PALERMO – Da un lato il giudice civile autorizza il blocco dei conti correnti. Dall’altro, in sede penale, la Corte d’appello dà il via libera alla restituzione di 18 miliardi di lire.
Protagonisti delle vicende giudiziarie, incrociate e dagli esiti opposti, sono il professore Salvatore Messina e la moglie Domenica Balsano, nomi noti nella Formazione professionale negli anni in cui i finanziamenti si ottenevano ancora in lire. Nelle scorse settimane la Corte di Cassazione non ha assolto i due coniugi, come sembrava emergere da una prima lettura della sentenza, ma ha confermato la prescrizione dei reati. O meglio ha assolto nel merito gli imputati dal reato di malversazione ai danni dello Stato, confermando, però, la prescrizione per una serie di truffe aggravate. I raggiri furono organizzati, ma si è perso troppo tempo per arrivare a una sentenza di condanna.

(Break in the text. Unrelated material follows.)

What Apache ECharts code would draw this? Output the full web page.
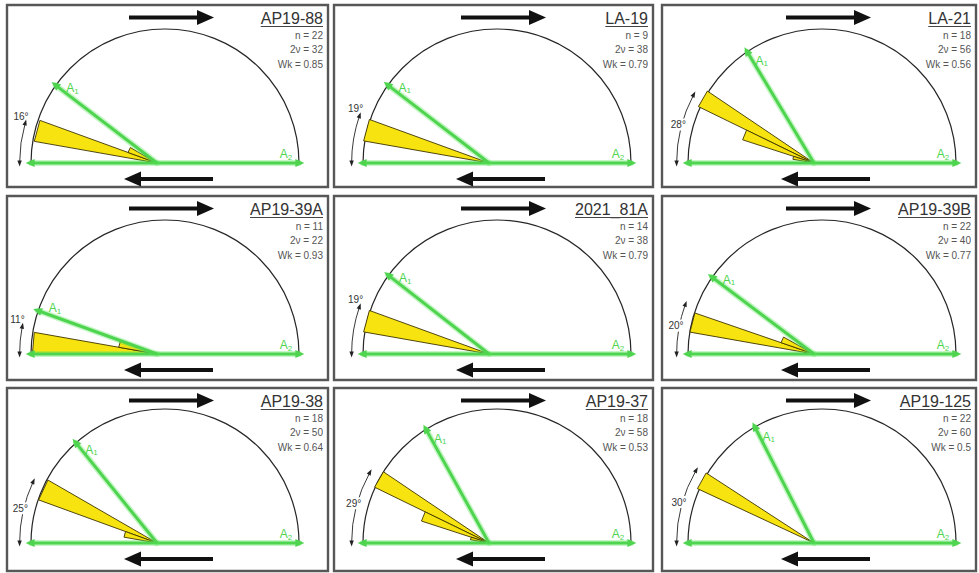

La prescrizione, però, non cancella le statuizioni civili. Il che significa che la Regione siciliana, costituitasi parte civile tramite l’Avvocatura dello Stato, ha diritto al risarcimento dei danni. Da qui la decisione del giudice civile che ha ordinato il sequestro conservativo di quasi sette milioni di euro depositati nei conti corrente intestati ai coniugi Messina.
Uno di questi, il più ricco, si trova alle Bahamas. Si tratta, però, dello stesso conto su cui è stato depositato anche il denaro frutto della malversazione ai danni dello Stato. Denaro di cui la Corte d’appello ha ordinato la restituzione. Perché da un lato Messina è stato assolto dall’accusa di avere utilizzato i soldi pubblici per dei corsi mai organizzati; dall’altro, le spese per gli stessi corsi sono state gonfiati a dismisura.
Un classico esempio di sperpero del denaro pubblico da parte di Messina come si leggeva nella motivazione della sentenza d’appello, resa definitiva dalla Cassazione: “I numerosi elementi probatori palesano le modalità operative della struttura facente capo a Messina, che con la piena collaborazione degli altri sodali, creava l’apparenza di spese mai realizzate dalle associazioni aggiudicatarie dei progetti, Innova e Istituto Mediterraneo, e a lui riferibili, al fine di legittimare l’erogazione di ingenti somme di denaro pubblico non dovute”.
Attorno alle due associazione ruotava il grande scandalo della formazione professionale degli anni ’90. La vicenda giudiziaria esplose nel 2004 quando gli investigatori passarono al setaccio affari e conti dei due enti formazione che facevano capo a Messina, docente a Parigi e Montreal.
I soldi incassati passavano da alcune società costituite in Inghilterra e Francia, e da qui nei paradisi fiscali. E così partì l’inchiesta con le ipotesi di truffa aggravata e malversazione. In primo grado arrivarono pene pesanti: Messina fu condannato a otto anni e la moglie, Domenica Balsano, a quattro anni. In appello le cose andarono diversamente.
La spugna della prescrizione cancellò i reati non solo per i coniugi Messina, ma anche per gli altri imputati: Massimo Deluccia, Alberto Borzì (per alcuni capi di imputazione arrivò l’assoluzione nel merito), Sarina Barbaccia, Isabelle Demconfin Reimers, Mario Gioeli, Serafino e Patrizia Palazzolo, Vincenzo Gualtiero Ardizzone.
Infine, il giudizio della Cassazione: non ci fu malversazione, ma Messina incassò alcuni miliardi di vecchie lire raggiorando la Regione siciliana. La sentenza dei supremi giudici, però, non ha scritto la parole fine sull’intrigata vicenda. Da un lato si bloccano i conti correnti di Messina e della moglie per garantire il risarcimento dei danni subiti dalla Regione e dall’altro viene ordinata la restituzione di una montagna di denaro.